REQUIRED TASK: Nothing should be output except the lines from the one containing "Recreate this image" through the one containing "import * as d3 from 'd3'", both ends included, each repeated exactly.

** Start RAW DATA **

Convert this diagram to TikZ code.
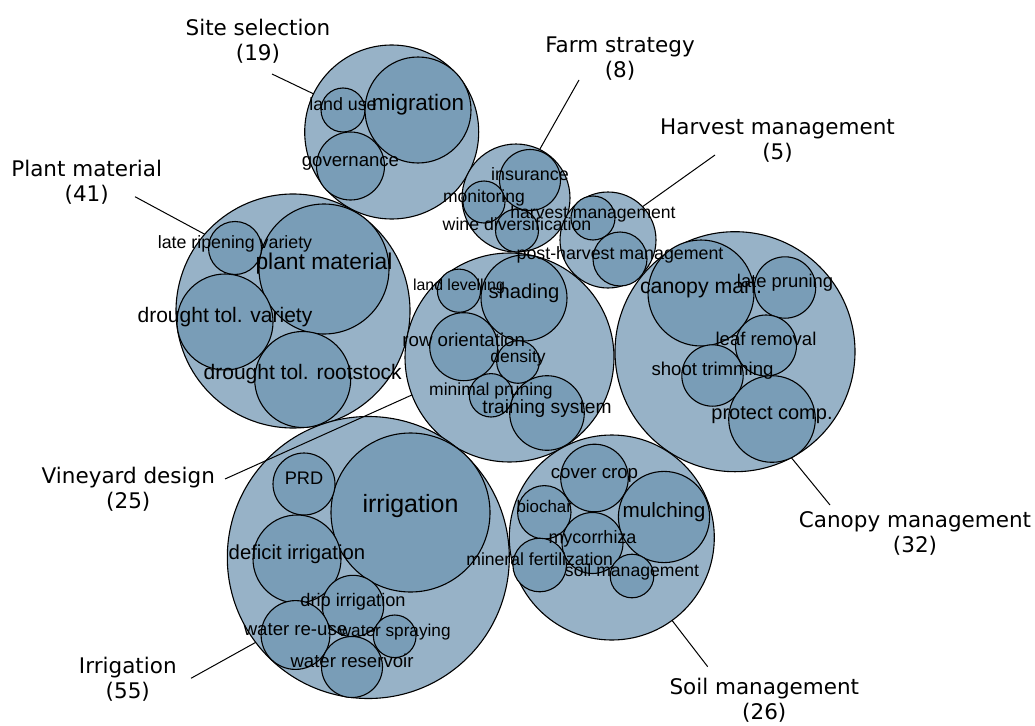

** End RAW DATA **
** Start RAW DATA **

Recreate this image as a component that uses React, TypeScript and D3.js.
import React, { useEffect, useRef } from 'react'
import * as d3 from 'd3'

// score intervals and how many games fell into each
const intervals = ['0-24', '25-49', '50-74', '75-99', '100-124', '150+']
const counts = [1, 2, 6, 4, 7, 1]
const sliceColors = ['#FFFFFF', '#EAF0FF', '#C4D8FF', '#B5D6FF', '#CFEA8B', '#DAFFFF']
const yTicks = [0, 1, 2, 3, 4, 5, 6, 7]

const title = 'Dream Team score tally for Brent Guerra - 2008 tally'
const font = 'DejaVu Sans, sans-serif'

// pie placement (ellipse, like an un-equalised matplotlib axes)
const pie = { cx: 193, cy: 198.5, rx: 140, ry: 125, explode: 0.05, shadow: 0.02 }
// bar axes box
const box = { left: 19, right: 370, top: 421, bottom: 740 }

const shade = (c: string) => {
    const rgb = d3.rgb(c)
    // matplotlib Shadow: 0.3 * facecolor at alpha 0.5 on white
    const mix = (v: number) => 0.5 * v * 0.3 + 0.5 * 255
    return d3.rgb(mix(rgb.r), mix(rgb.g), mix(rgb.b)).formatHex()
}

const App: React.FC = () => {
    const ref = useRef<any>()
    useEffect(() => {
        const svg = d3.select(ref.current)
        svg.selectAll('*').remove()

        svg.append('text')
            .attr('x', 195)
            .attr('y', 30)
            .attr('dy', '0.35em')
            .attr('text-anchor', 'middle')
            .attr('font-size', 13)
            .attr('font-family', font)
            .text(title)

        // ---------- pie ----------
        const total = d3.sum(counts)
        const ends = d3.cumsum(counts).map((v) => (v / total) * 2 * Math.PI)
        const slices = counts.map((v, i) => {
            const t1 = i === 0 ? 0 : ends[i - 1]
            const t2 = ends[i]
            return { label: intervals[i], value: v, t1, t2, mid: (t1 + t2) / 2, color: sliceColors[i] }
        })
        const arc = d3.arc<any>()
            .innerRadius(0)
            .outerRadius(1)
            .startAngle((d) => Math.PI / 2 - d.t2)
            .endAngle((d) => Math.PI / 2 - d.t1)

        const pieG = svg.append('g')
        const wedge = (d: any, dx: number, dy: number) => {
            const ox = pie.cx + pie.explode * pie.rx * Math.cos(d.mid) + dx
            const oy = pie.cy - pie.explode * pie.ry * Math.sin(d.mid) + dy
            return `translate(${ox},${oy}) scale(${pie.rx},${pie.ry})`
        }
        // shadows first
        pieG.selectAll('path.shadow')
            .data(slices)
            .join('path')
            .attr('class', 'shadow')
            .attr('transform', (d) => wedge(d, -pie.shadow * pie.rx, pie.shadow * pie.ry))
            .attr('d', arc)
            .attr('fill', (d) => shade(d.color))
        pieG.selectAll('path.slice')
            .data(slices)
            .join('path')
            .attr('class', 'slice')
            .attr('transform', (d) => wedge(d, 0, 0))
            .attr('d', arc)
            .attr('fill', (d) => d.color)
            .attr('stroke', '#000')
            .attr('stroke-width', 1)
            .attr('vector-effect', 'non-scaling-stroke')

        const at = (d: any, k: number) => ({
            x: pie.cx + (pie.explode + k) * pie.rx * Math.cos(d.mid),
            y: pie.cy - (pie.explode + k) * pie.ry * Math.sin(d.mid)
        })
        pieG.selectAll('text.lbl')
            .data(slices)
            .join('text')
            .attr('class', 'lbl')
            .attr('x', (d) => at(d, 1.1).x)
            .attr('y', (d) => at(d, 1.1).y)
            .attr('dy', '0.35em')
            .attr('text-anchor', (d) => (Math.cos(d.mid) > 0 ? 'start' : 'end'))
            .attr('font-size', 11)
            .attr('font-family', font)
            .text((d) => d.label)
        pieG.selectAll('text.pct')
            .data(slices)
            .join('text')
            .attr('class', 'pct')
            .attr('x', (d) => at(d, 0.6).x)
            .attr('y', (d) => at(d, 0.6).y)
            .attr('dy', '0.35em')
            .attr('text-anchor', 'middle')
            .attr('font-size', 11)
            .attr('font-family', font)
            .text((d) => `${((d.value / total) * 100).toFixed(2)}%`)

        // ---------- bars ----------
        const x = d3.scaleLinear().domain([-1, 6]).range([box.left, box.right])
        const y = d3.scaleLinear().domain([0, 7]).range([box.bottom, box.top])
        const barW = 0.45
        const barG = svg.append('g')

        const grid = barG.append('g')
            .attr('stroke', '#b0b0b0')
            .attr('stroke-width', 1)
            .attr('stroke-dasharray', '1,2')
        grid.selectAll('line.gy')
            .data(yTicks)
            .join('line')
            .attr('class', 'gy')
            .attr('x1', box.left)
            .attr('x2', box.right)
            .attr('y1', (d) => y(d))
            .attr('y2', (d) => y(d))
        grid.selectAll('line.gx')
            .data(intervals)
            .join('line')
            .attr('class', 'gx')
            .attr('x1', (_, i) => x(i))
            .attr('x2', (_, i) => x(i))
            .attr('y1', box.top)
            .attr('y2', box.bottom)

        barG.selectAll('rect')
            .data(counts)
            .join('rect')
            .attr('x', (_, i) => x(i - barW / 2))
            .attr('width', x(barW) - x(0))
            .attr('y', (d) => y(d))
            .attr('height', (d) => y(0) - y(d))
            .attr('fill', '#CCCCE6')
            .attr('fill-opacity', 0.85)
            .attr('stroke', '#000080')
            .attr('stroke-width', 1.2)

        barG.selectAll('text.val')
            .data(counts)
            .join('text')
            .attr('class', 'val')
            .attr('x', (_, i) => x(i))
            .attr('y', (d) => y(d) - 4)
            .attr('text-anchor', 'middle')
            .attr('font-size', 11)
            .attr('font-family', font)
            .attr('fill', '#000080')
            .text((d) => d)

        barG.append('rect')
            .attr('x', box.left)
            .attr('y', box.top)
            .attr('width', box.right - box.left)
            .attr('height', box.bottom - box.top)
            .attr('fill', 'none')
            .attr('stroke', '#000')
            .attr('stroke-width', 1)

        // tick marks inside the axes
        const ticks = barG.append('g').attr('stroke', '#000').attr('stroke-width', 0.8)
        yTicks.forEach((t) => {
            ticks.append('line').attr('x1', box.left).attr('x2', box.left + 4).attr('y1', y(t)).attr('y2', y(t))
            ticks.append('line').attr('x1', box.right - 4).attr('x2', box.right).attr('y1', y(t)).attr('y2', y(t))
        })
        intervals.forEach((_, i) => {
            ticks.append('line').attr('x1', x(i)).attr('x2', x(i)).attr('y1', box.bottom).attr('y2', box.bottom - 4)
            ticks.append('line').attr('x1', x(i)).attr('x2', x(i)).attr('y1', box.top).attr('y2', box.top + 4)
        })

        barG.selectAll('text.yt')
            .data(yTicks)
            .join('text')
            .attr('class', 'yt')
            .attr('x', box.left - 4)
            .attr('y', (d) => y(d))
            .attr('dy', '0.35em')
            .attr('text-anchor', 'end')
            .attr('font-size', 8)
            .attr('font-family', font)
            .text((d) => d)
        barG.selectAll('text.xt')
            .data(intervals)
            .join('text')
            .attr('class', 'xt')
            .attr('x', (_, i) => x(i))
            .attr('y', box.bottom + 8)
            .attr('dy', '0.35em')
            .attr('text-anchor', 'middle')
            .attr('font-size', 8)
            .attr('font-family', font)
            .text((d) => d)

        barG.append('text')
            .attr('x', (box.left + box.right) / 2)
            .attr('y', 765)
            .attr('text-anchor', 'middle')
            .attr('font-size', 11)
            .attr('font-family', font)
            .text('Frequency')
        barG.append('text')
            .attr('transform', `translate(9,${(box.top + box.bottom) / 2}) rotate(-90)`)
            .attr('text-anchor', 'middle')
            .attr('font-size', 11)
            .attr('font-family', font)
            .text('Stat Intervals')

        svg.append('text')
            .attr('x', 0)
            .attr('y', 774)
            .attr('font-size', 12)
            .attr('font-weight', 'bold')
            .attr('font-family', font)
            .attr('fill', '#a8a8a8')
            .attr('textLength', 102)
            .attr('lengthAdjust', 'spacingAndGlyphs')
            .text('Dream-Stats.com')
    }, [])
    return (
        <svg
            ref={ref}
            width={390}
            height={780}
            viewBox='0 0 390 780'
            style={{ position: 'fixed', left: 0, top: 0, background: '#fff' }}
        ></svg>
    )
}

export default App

** End RAW DATA **

ANSWER TO THE PROBLEM:
Recreate this image as a component that uses React, TypeScript and D3.js.
import React, { useEffect, useRef } from 'react'
import * as d3 from 'd3'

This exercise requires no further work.